Schools welcome cut in water bills
A major savings boost will be flowing the way of Fylde coast schools after water company bosses agreed to cut their bills.
Schools will see their waste water charges reduced by around 40 per cent next year by United Utilities.
It could mean a windfall of around £1m for Lancashire schools, including those in Fylde and Wyre, while Blackpool schools will also see considerable savings.
The fees are calculated using the size of school grounds, including playgrounds, and the water company has now accepted this is unfair.
A letter sent out to councils by United Utilities’ chief executive Steve Mogford said a “significant part” of current charges were due to “playground surfaces.”
And as such facilities are “an essential part of the fabric of both school infrastructure and the pupil experience” a change was needed as “schools are likely to find it impractical to disconnect playgrounds from the drainage system.”
School leaders and local authority chiefs have welcomed the move that comes after a significant lobbying effort from organisations including the Lancashire Schools Forum.
County Councillor Susie Charles, cabinet member for children, young people and schools at Lancashire County Council, said: “This is really good news as it will make a difference to school budgets.”
Stephen Tierney, chief executive of the Blessed Edward Bamber Catholic Multi Academy Trust which includes St Mary’s, St Cuthbert’s and Christ the King Catholic Academies in Blackpool, welcomed the move but said it was too early to say how much money would be saved.
He added: “A cut in charges from United Utilities means we can have more money to spend on pupils and that is something we are always grateful for.”

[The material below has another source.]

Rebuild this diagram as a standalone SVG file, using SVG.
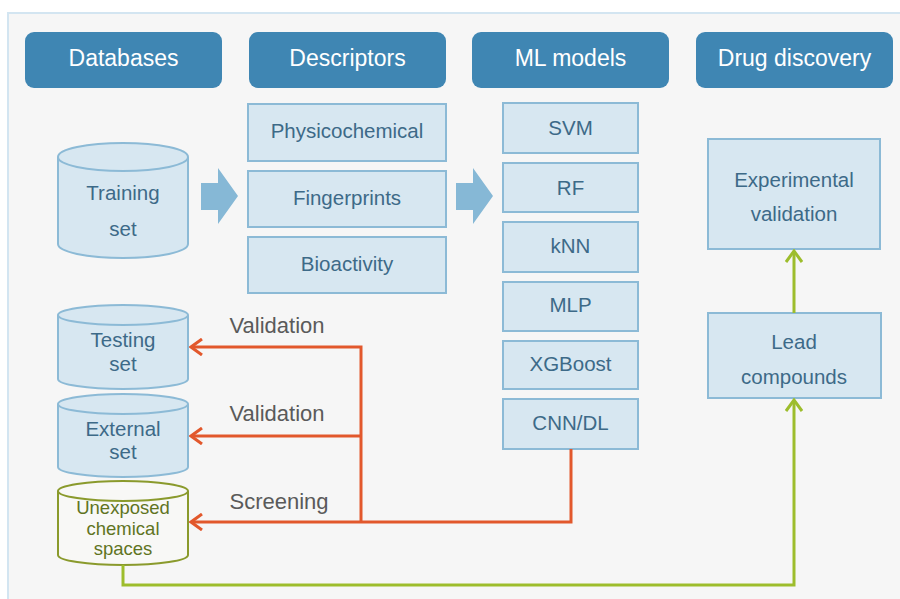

A spokesman for United Utilities said they had recognised drainage charges for schools were particularly high.
He added: “This is not least because many have large non-porous playgrounds which have contributed towards a higher calculation for the site area based charge.
“In view of the clear benefits of playgrounds to children in education and, therefore, society more generally, we are making a reduction to schools’ drainage charges which recognises this.”
United Utilities had previously said the region’s higher population, higher rainfall and industrial legacy meant that wastewater services were more expensive than other areas of the country.
Bosses said the concession - brought in for 2018/19 - will apply for premises used “exclusively or nearly exclusively for delivering education” for key stages one to five, and, which has a playground.